ABSTRACT

The very nature of post-apocalyptic fiction demands that food is examined and understood in a different way. The word ‘apocalypse’ comes from the ancient Greek apokalupsis and translates as a “revelation or unveiling of the true order” (Heffernan 2008, 4). The new world order that emerges in each of the post-catastrophe novels examined requires a new way of considering the role of food and eating in literature. This chapter will explore the representation of food, eating, and cooking in post-apocalyptic fiction of the twenty-first century. Drawing on three recent novels, Cormac McCarthy’s The Road (2006), Colson Whitehead’s Zone One (2011) and Emily St John Mandel’s Station Eleven (2014), I will argue that food in the post-apocalyptic novel occupies a central dual role in the narrative.

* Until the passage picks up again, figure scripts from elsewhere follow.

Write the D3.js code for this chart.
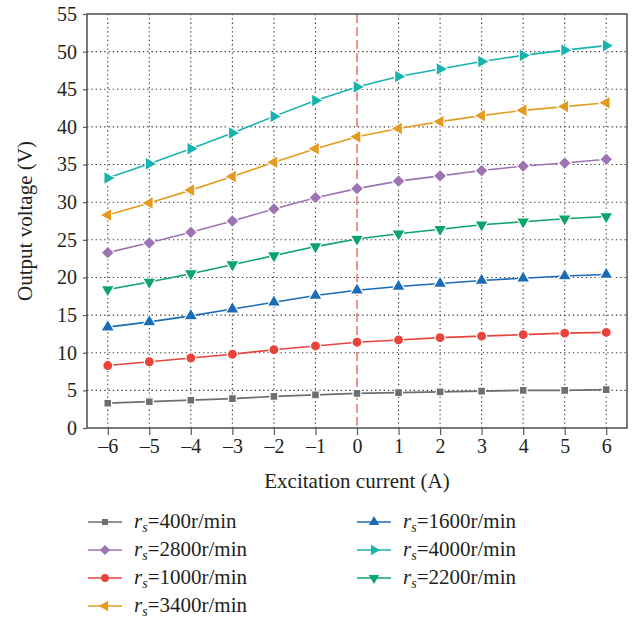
<!DOCTYPE html>
<html>
  <meta charset="utf-8" />
  <head>
    <script src="https://cdnjs.cloudflare.com/ajax/libs/d3/7.8.5/d3.min.js"></script>
    <style>
      body { margin: 0; background: #fff; }
    </style>
  </head>
  <body>
    <script>
    const current = [-6, -5, -4, -3, -2, -1, 0, 1, 2, 3, 4, 5, 6];
    const yTicks = [0, 5, 10, 15, 20, 25, 30, 35, 40, 45, 50, 55];

    const v400 = [3.3, 3.5, 3.7, 3.9, 4.2, 4.4, 4.6, 4.7, 4.8, 4.9, 5.0, 5.0, 5.1];
    const v1000 = [8.3, 8.8, 9.3, 9.8, 10.4, 10.9, 11.4, 11.7, 12.0, 12.2, 12.4, 12.6, 12.7];
    const v1600 = [13.4, 14.1, 14.9, 15.8, 16.7, 17.6, 18.3, 18.8, 19.2, 19.6, 19.9, 20.2, 20.4];
    const v2200 = [18.4, 19.4, 20.5, 21.7, 22.9, 24.1, 25.1, 25.8, 26.4, 27.0, 27.4, 27.8, 28.1];
    const v2800 = [23.3, 24.6, 26.0, 27.5, 29.1, 30.6, 31.8, 32.8, 33.5, 34.2, 34.8, 35.2, 35.7];
    const v3400 = [28.3, 29.9, 31.6, 33.4, 35.3, 37.1, 38.7, 39.8, 40.7, 41.5, 42.2, 42.7, 43.2];
    const v4000 = [33.2, 35.1, 37.1, 39.2, 41.4, 43.5, 45.3, 46.7, 47.7, 48.7, 49.5, 50.2, 50.8];

    // legend order follows the picture (two columns)
    const series = [
      { speed: "400", values: v400, color: "#6d6e71", symbol: d3.symbolSquare, size: 60, rot: 0 },
      { speed: "2800", values: v2800, color: "#9d73b2", symbol: d3.symbolDiamond2, size: 110, rot: 0 },
      { speed: "1000", values: v1000, color: "#e9433c", symbol: d3.symbolCircle, size: 80, rot: 0 },
      { speed: "3400", values: v3400, color: "#e49c20", symbol: d3.symbolTriangle, size: 80, rot: -90 },
      { speed: "1600", values: v1600, color: "#1b6cb7", symbol: d3.symbolTriangle, size: 80, rot: 0 },
      { speed: "4000", values: v4000, color: "#18b3ad", symbol: d3.symbolTriangle, size: 80, rot: 90 },
      { speed: "2200", values: v2200, color: "#0ca46b", symbol: d3.symbolTriangle, size: 80, rot: 180 },
    ];

    const FONT = "Liberation Serif";
    const width = 635, height = 620;
    const plot = { left: 87, right: 627, top: 14, bottom: 428 };

    const svg = d3.select("body").append("svg")
      .attr("width", width)
      .attr("height", height)
      .attr("font-family", FONT);

    const x = d3.scaleLinear().domain([-6.5, 6.5]).range([plot.left, plot.right]);
    const y = d3.scaleLinear().domain([0, 55]).range([plot.bottom, plot.top]);

    // grid
    const grid = svg.append("g");
    grid.selectAll("line.h")
      .data(yTicks.filter(d => d > 0 && d < 55))
      .enter().append("line")
      .attr("x1", plot.left).attr("x2", plot.right)
      .attr("y1", d => y(d)).attr("y2", d => y(d))
      .attr("stroke", "#333").attr("stroke-width", 1.1)
      .attr("stroke-dasharray", "1.3,3");
    grid.selectAll("line.v")
      .data(current.filter(d => d !== 0))
      .enter().append("line")
      .attr("x1", d => x(d)).attr("x2", d => x(d))
      .attr("y1", plot.top).attr("y2", plot.bottom)
      .attr("stroke", "#333").attr("stroke-width", 1.1)
      .attr("stroke-dasharray", "1.3,3");

    // zero line
    svg.append("line")
      .attr("x1", x(0)).attr("x2", x(0))
      .attr("y1", plot.top).attr("y2", plot.bottom)
      .attr("stroke", "#e0533b").attr("stroke-width", 1.2)
      .attr("stroke-dasharray", "9,4");

    // frame
    svg.append("rect")
      .attr("x", plot.left).attr("y", plot.top)
      .attr("width", plot.right - plot.left).attr("height", plot.bottom - plot.top)
      .attr("fill", "none").attr("stroke", "#58595b").attr("stroke-width", 1.6);

    // axes
    const xAxis = svg.append("g")
      .attr("transform", `translate(0,${plot.bottom})`)
      .call(d3.axisBottom(x).tickValues(current).tickSize(7).tickPadding(4)
        .tickFormat(d => d < 0 ? "\u2013" + Math.abs(d) : d));
    const yAxis = svg.append("g")
      .attr("transform", `translate(${plot.left},0)`)
      .call(d3.axisLeft(y).tickValues(yTicks).tickSize(5).tickPadding(5));
    [xAxis, yAxis].forEach(a => {
      a.attr("font-family", FONT).attr("font-size", 20);
      a.select(".domain").remove();
      a.selectAll(".tick line").attr("stroke", "#58595b").attr("stroke-width", 1.2);
      a.selectAll(".tick text").attr("fill", "#231f20");
    });
    yAxis.selectAll(".tick line").attr("x2", 0).attr("x1", -4);

    svg.append("text")
      .attr("x", (plot.left + plot.right) / 2).attr("y", 488)
      .attr("text-anchor", "middle").attr("font-size", 21).attr("fill", "#231f20")
      .text("Excitation current (A)");
    svg.append("text")
      .attr("transform", `translate(32,${(plot.top + plot.bottom) / 2}) rotate(-90)`)
      .attr("text-anchor", "middle").attr("font-size", 21).attr("fill", "#231f20")
      .text("Output voltage (V)");

    // lines and markers
    const line = d3.line().x((d, i) => x(current[i])).y(d => y(d));
    const marks = svg.append("g");
    const drawOrder = [0, 2, 4, 6, 1, 3, 5];
    drawOrder.forEach(k => {
      const s = series[k];
      const g = marks.append("g");
      g.append("path")
        .attr("d", line(s.values))
        .attr("fill", "none").attr("stroke", s.color).attr("stroke-width", 1.6);
      g.selectAll("path.m")
        .data(s.values)
        .enter().append("path")
        .attr("d", d3.symbol().type(s.symbol).size(s.size))
        .attr("transform", (d, i) => `translate(${x(current[i])},${y(d)}) rotate(${s.rot})`)
        .attr("fill", s.color).attr("stroke", "#fff").attr("stroke-width", 1.2);
    });

    // legend
    const legend = svg.append("g");
    series.forEach((s, i) => {
      const col = i < 4 ? 0 : 1;
      const row = i < 4 ? i : i - 4;
      const lx = col === 0 ? 88 : 357;
      const ly = 522 + row * 28;
      const g = legend.append("g").attr("transform", `translate(${lx},${ly})`);
      g.append("line").attr("x1", 0).attr("x2", 34).attr("y1", 0).attr("y2", 0)
        .attr("stroke", s.color).attr("stroke-width", 1.6);
      g.append("path")
        .attr("d", d3.symbol().type(s.symbol).size(s.size * 0.6))
        .attr("transform", `translate(17,0) rotate(${s.rot})`)
        .attr("fill", s.color);
      const t = g.append("text").attr("x", 46).attr("y", 6).attr("font-size", 21).attr("fill", "#231f20");
      t.append("tspan").attr("font-style", "italic").text("r");
      t.append("tspan").attr("font-style", "italic").attr("font-size", 14).attr("dy", 4).text("s");
      t.append("tspan").attr("dy", -4).text("=" + s.speed + "r/min");
    });
</script>
</body>
</html>
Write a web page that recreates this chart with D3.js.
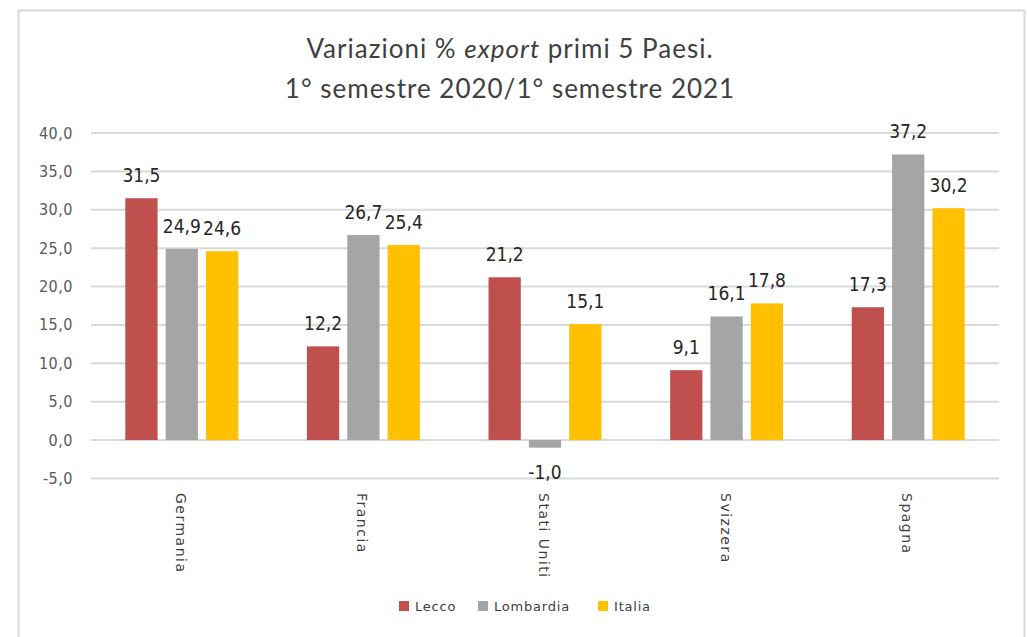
<!DOCTYPE html>
<html>
<head>
<meta charset="utf-8">
<script src="https://cdn.jsdelivr.net/npm/d3@7"></script>
<style>
  body { margin: 0; background: #fff; }
  svg { display: block; }
</style>
</head>
<body>
<script>
// Data
const categories = ['Germania', 'Francia', 'Stati Uniti', 'Svizzera', 'Spagna'];
const seriesNames = ['Lecco', 'Lombardia', 'Italia'];
const lecco = [31.5, 12.2, 21.2, 9.1, 17.3];
const lombardia = [24.9, 26.7, -1.0, 16.1, 37.2];
const italia = [24.6, 25.4, 15.1, 17.8, 30.2];
const yTicks = [-5, 0, 5, 10, 15, 20, 25, 30, 35, 40];

// Constants
const width = 1027;
const height = 637;
const colors = ['#C0504D', '#A5A5A5', '#FFC000'];
const seriesValues = [lecco, lombardia, italia];

// Italian number format, plain hyphen for negatives
const locale = d3.formatLocale({ decimal: ',', thousands: '.', grouping: [3], currency: ['', '€'], minus: '-' });
const fmt = locale.format('.1f');

const svg = d3.select('body')
    .append('svg')
    .attr('width', width)
    .attr('height', height);

// Chart border
svg.append('rect')
    .attr('x', 18.5)
    .attr('y', 10.5)
    .attr('width', 1006)
    .attr('height', 640)
    .attr('fill', '#fff')
    .attr('stroke', '#D9D9D9')
    .attr('stroke-width', 2);

// Title
const title = svg.append('text')
    .attr('text-anchor', 'middle')
    .attr('font-family', 'Lato, "Open Sans", sans-serif')
    .attr('font-size', 26)
    .attr('letter-spacing', 1)
    .attr('fill', '#404040');
const t1 = title.append('tspan').attr('x', 510).attr('y', 58);
t1.append('tspan').text('Variazioni % ');
t1.append('tspan').attr('font-style', 'italic').text('export');
t1.append('tspan').text(' primi 5 Paesi.');
title.append('tspan').attr('x', 510).attr('y', 98).text('1° semestre 2020/1° semestre 2021');

// Scales
const x0 = d3.scaleBand()
    .domain(categories)
    .range([91, 999])
    .paddingInner(0.378)
    .paddingOuter(0.189);

const x1 = d3.scaleBand()
    .domain(seriesNames)
    .range([0, x0.bandwidth()])
    .paddingInner(0.2);

const y = d3.scaleLinear()
    .domain([-5, 40])
    .range([478.4, 133]);

// Grid lines
svg.append('g')
    .selectAll('line')
    .data(yTicks)
    .join('line')
    .attr('x1', 91)
    .attr('x2', 999)
    .attr('y1', d => y(d))
    .attr('y2', d => y(d))
    .attr('stroke', '#D9D9D9')
    .attr('stroke-width', 2);

// Y axis labels
svg.append('g')
    .selectAll('text')
    .data(yTicks)
    .join('text')
    .attr('x', 73)
    .attr('y', d => y(d) + 5.5)
    .attr('text-anchor', 'end')
    .attr('font-family', '"DejaVu Sans Condensed", "DejaVu Sans", sans-serif')
    .attr('font-size', 16)
    .attr('letter-spacing', 0.5)
    .attr('fill', '#595959')
    .text(d => fmt(d));

// Bars
const rows = categories.map((c, i) => ({ category: c, values: seriesNames.map((s, j) => ({ series: s, value: seriesValues[j][i], color: colors[j] })) }));

const group = svg.append('g')
    .selectAll('g')
    .data(rows)
    .join('g')
    .attr('transform', d => `translate(${x0(d.category)},0)`);

group.selectAll('rect')
    .data(d => d.values)
    .join('rect')
    .attr('x', d => x1(d.series))
    .attr('y', d => y(Math.max(0, d.value)))
    .attr('width', x1.bandwidth())
    .attr('height', d => Math.abs(y(d.value) - y(0)))
    .attr('fill', d => d.color);

// Data labels
group.selectAll('text')
    .data(d => d.values)
    .join('text')
    .attr('x', d => x1(d.series) + x1.bandwidth() / 2)
    .attr('y', d => d.value >= 0 ? y(d.value) - 16 : y(d.value) + 31)
    .attr('text-anchor', 'middle')
    .attr('font-family', '"DejaVu Sans Condensed", "DejaVu Sans", sans-serif')
    .attr('font-size', 19)
    .attr('fill', '#262626')
    .text(d => fmt(d.value));

// Category labels (rotated)
svg.append('g')
    .selectAll('text')
    .data(categories)
    .join('text')
    .attr('transform', d => `translate(${x0(d) + x0.bandwidth() / 2 - 6},493) rotate(90)`)
    .attr('font-family', '"DejaVu Sans", sans-serif')
    .attr('font-size', 14)
    .attr('letter-spacing', 1.5)
    .attr('fill', '#404040')
    .text(d => d);

// Legend
const legendX = [399, 478, 598];
const legend = svg.append('g')
    .selectAll('g')
    .data(seriesNames)
    .join('g')
    .attr('transform', (d, i) => `translate(${legendX[i]},601)`);

legend.append('rect')
    .attr('width', 10)
    .attr('height', 10)
    .attr('fill', (d, i) => colors[i]);

legend.append('text')
    .attr('x', 16)
    .attr('y', 10)
    .attr('font-family', '"DejaVu Sans", sans-serif')
    .attr('font-size', 13)
    .attr('letter-spacing', 0.8)
    .attr('fill', '#404040')
    .text(d => d);
</script>
</body>
</html>
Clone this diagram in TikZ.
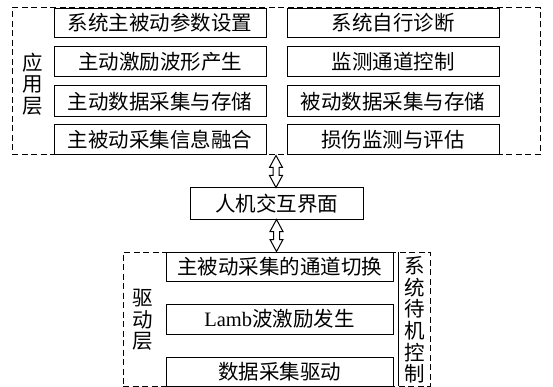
\documentclass[tikz,border=0pt]{standalone}
\usepackage{fontspec}
\setmainfont{Liberation Serif}
\newfontfamily\cjk{Noto Sans CJK SC}
\usetikzlibrary{calc}
\tikzset{
  box/.style={draw, line width=1pt, inner sep=0pt, font=\cjk\fontsize{20.5}{21}\selectfont},
  dashbox/.style={draw, line width=1pt, dash pattern=on 6pt off 3.5pt, inner sep=0pt},
  vlabel/.style={inner sep=0pt, align=center, font=\cjk\fontsize{20.5}{21.5}\selectfont},
  arr/.style={draw, line width=1pt, fill=white, line join=miter}
}
\newcommand\dblarr[2]{\path[arr] let \p1=#1, \p2=#2 in
  (\x1,\y1) -- (\x1-6.5pt,\y1-12pt) -- (\x1-3pt,\y1-12pt) -- (\x1-3pt,\y2+12pt)
  -- (\x1-6.5pt,\y2+12pt) -- (\x1,\y2) -- (\x1+6.5pt,\y2+12pt) -- (\x1+3pt,\y2+12pt)
  -- (\x1+3pt,\y1-12pt) -- (\x1+6.5pt,\y1-12pt) -- cycle;}
\begin{document}
\begin{tikzpicture}[x=1pt,y=-1pt]
\useasboundingbox (0,0) rectangle (553,387);
% application layer
\node[dashbox, minimum width=528pt, minimum height=147pt] (app) at (276,81.5) {};
\node[vlabel] (applbl) at (33,84) {应\\用\\层};
\node[box, minimum width=212pt, minimum height=29pt] (l1) at (160,23) {系统主被动参数设置};
\node[box, minimum width=212pt, minimum height=30pt] (l2) at (160,62) {主动激励波形产生};
\node[box, minimum width=212pt, minimum height=31pt] (l3) at (160,101.5) {主动数据采集与存储};
\node[box, minimum width=212pt, minimum height=30pt] (l4) at (160,140) {主被动采集信息融合};
\node[box, minimum width=212pt, minimum height=29pt] (r1) at (393,23) {系统自行诊断};
\node[box, minimum width=212pt, minimum height=30pt] (r2) at (393,62) {监测通道控制};
\node[box, minimum width=212pt, minimum height=31pt] (r3) at (393,101.5) {被动数据采集与存储};
\node[box, minimum width=212pt, minimum height=30pt] (r4) at (393,140) {损伤监测与评估};
% HMI
\node[box, minimum width=173pt, minimum height=31pt] (hmi) at (276.5,203.5) {人机交互界面};
% driver layer
\node[dashbox, minimum width=307pt, minimum height=134pt] (drv) at (276.5,319) {};
\node[vlabel] (drvlbl) at (143,320) {驱\\动\\层};
\node[box, minimum width=227pt, minimum height=29pt] (d1) at (279.5,266.5) {主被动采集的通道切换};
\node[box, minimum width=227pt, minimum height=30pt] (d2) at (279.5,319) {{\rmfamily Lamb}波激励发生};
\node[box, minimum width=227pt, minimum height=29pt] (d3) at (279.5,371.5) {数据采集驱动};
\node[inner sep=0pt, minimum width=31pt, minimum height=134pt] (stby) at (414.5,319) {};
\draw[line width=1pt] (stby.north west) -- (stby.south west);
\node[vlabel, font=\cjk\fontsize{20.5}{21.7}\selectfont] (stbylbl) at (414.5,320) {系\\统\\待\\机\\控\\制};
% arrows
\dblarr{(app.south)}{(hmi.north)}
\dblarr{(hmi.south)}{(drv.north)}
\end{tikzpicture}
\end{document}
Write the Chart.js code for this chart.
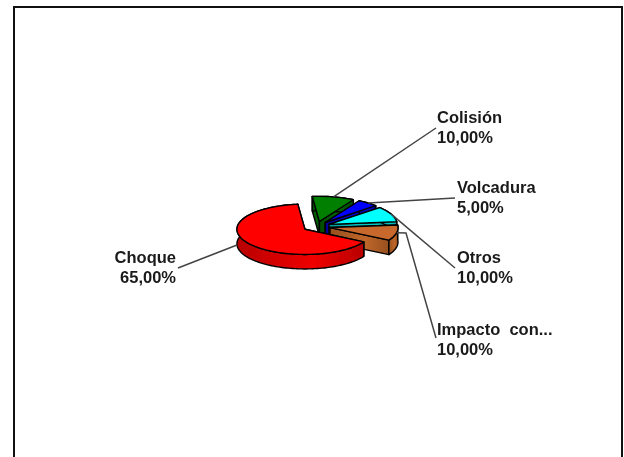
<!DOCTYPE html>
<html lang="es">
<head>
  <meta charset="UTF-8" />
  <title>Tipos de accidente</title>
  <script src="https://cdn.jsdelivr.net/npm/chart.js"></script>
  <style>
    html, body { margin: 0; padding: 0; background: #fff; overflow: hidden; }
    canvas { display: block; }
  </style>
</head>
<body>
  <canvas id="pie3d" width="624" height="457"></canvas>

  <script>
    const categories = ['Choque', 'Colisión', 'Volcadura', 'Otros', 'Impacto  con...'];
    const percents = [65, 10, 5, 10, 10];
    const percentLabels = ['65,00%', '10,00%', '5,00%', '10,00%', '10,00%'];

    const topColors = ['#ff0000', '#007f00', '#0000ff', '#00ffff', '#c8682c'];
    const sideDark = ['#b80000', '#004c00', '#000099', '#009999', '#96501e'];
    const sideLight = ['#f00000', '#006600', '#0000cc', '#00cccc', '#c0662a'];

    // leader line ends and text anchor for each label
    const labelLayout = [
      { lineFrom: [237, 245], lineTo: [178, 268], x: 176, y: 263, align: 'right' },
      { lineTo: [436, 128], x: 437, y: 123, align: 'left' },
      { lineTo: [455, 198], x: 457, y: 193, align: 'left' },
      { lineTo: [455, 268], x: 457, y: 263, align: 'left' },
      { lineTo: [436, 338], x: 437, y: 335, align: 'left', elbow: [406, 233] }
    ];

    const squash = 0.37;
    const depth = 14.5;
    const explode = 13.8;

    function point(arc, angle, r, drop) {
      const mid = (arc.startAngle + arc.endAngle) / 2;
      return [
        arc.x + explode * Math.cos(mid) + r * Math.cos(angle),
        arc.y + (explode * Math.sin(mid) + r * Math.sin(angle)) * squash + drop
      ];
    }

    function rimPoints(arc, drop) {
      const pts = [];
      const steps = Math.ceil((arc.endAngle - arc.startAngle) * 30);
      for (let i = 0; i <= steps; i++) {
        const a = arc.startAngle + (arc.endAngle - arc.startAngle) * i / steps;
        pts.push(point(arc, a, arc.outerRadius, drop));
      }
      return pts;
    }

    function polygon(ctx, pts) {
      ctx.beginPath();
      pts.forEach((p, i) => i ? ctx.lineTo(p[0], p[1]) : ctx.moveTo(p[0], p[1]));
      ctx.closePath();
    }

    function wall(ctx, pts, i) {
      const xs = pts.map(p => p[0]);
      const x0 = Math.min(...xs), x1 = Math.max(...xs);
      const g = ctx.createLinearGradient(x0, 0, Math.max(x1, x0 + 1), 0);
      g.addColorStop(0, sideDark[i]);
      g.addColorStop(0.6, sideLight[i]);
      g.addColorStop(1, sideDark[i]);
      ctx.fillStyle = g;
      polygon(ctx, pts);
      ctx.fill();
      ctx.stroke();
    }

    const pie3d = {
      id: 'pie3d',
      beforeDraw(chart) {
        // frame, open at the bottom of the page
        const ctx = chart.ctx;
        ctx.save();
        ctx.strokeStyle = '#111';
        ctx.lineWidth = 2;
        ctx.beginPath();
        ctx.moveTo(14, 457);
        ctx.lineTo(14, 7);
        ctx.lineTo(622, 7);
        ctx.lineTo(622, 457);
        ctx.stroke();
        ctx.restore();
      },
      beforeDatasetDraw(chart, args) {
        const ctx = chart.ctx;
        const arcs = args.meta.data.map((el, i) => ({
          i, el, arc: el.getProps(['x', 'y', 'startAngle', 'endAngle', 'outerRadius'], true)
        }));

        // sides first, from back to front
        ctx.save();
        ctx.strokeStyle = '#000';
        ctx.lineWidth = 1.4;
        ctx.lineJoin = 'round';
        const order = arcs.slice().sort((a, b) =>
          Math.sin((a.arc.startAngle + a.arc.endAngle) / 2) - Math.sin((b.arc.startAngle + b.arc.endAngle) / 2));
        order.forEach(({ i, arc }) => {
          const apexTop = point(arc, 0, 0, 0);
          const apexLow = point(arc, 0, 0, depth);
          const startTop = point(arc, arc.startAngle, arc.outerRadius, 0);
          const startLow = point(arc, arc.startAngle, arc.outerRadius, depth);
          const endTop = point(arc, arc.endAngle, arc.outerRadius, 0);
          const endLow = point(arc, arc.endAngle, arc.outerRadius, depth);
          wall(ctx, [apexTop, startTop, startLow, apexLow], i);
          wall(ctx, [apexTop, endTop, endLow, apexLow], i);
          wall(ctx, rimPoints(arc, 0).concat(rimPoints(arc, depth).reverse()), i);
        });
        ctx.restore();

        // top faces come from the library's own arc elements
        arcs.forEach(({ el, arc }) => {
          const mid = (arc.startAngle + arc.endAngle) / 2;
          ctx.save();
          ctx.translate(explode * Math.cos(mid), arc.y + explode * Math.sin(mid) * squash);
          ctx.scale(1, squash);
          ctx.translate(0, -arc.y);
          el.draw(ctx);
          ctx.restore();
        });

        // outlines stay the same width after squashing
        ctx.save();
        ctx.strokeStyle = '#000';
        ctx.lineWidth = 1.4;
        ctx.lineJoin = 'round';
        arcs.forEach(({ arc }) => {
          polygon(ctx, [point(arc, 0, 0, 0)].concat(rimPoints(arc, 0)));
          ctx.stroke();
        });
        ctx.restore();
        return false;
      },
      afterDraw(chart) {
        const ctx = chart.ctx;
        const arcs = chart.getDatasetMeta(0).data;
        ctx.save();
        arcs.forEach((el, i) => {
          const arc = el.getProps(['x', 'y', 'startAngle', 'endAngle', 'outerRadius'], true);
          const l = labelLayout[i];
          const mid = (arc.startAngle + arc.endAngle) / 2;
          const from = l.lineFrom || point(arc, mid, arc.outerRadius, 0);
          ctx.strokeStyle = '#444';
          ctx.lineWidth = 1.5;
          ctx.beginPath();
          ctx.moveTo(from[0], from[1]);
          if (l.elbow) ctx.lineTo(l.elbow[0], l.elbow[1]);
          ctx.lineTo(l.lineTo[0], l.lineTo[1]);
          ctx.stroke();

          ctx.fillStyle = '#1a1a1a';
          ctx.font = 'bold 16.5px "Liberation Sans", Arial, sans-serif';
          ctx.textAlign = l.align;
          ctx.textBaseline = 'alphabetic';
          ctx.fillText(categories[i], l.x, l.y);
          ctx.fillText(percentLabels[i], l.x, l.y + 20);
        });
        ctx.restore();
      }
    };

    new Chart(document.getElementById('pie3d').getContext('2d'), {
      type: 'pie',
      data: {
        labels: categories,
        datasets: [{
          data: percents,
          backgroundColor: topColors,
          borderWidth: 0,
          radius: 68
        }]
      },
      options: {
        responsive: false,
        animation: false,
        rotation: 120,
        layout: { padding: { left: 9, bottom: 4 } },
        plugins: {
          legend: { display: false },
          title: { display: false },
          tooltip: { enabled: false }
        }
      },
      plugins: [pie3d]
    });
  </script>
</body>
</html>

First, it functions as a crucial part of day to day survival. All three novels detail the main characters searching for food in the chaotic spaces of their respective nightmarish landscapes. Food and eating are rarely pleasurable in these scenarios, and are simply another chore to be completed. In McCarthy’s and Whitehead’s narratives, eating is further complicated by the presence of cannibals in The Road and zombies in Zone One. The human body is translated into just another food option in both of these post-apocalyptic worlds, and, for McCarthy in particular, choosing what to eat, and what not to eat, allows a philosophical engagement with the morality of survival ethics.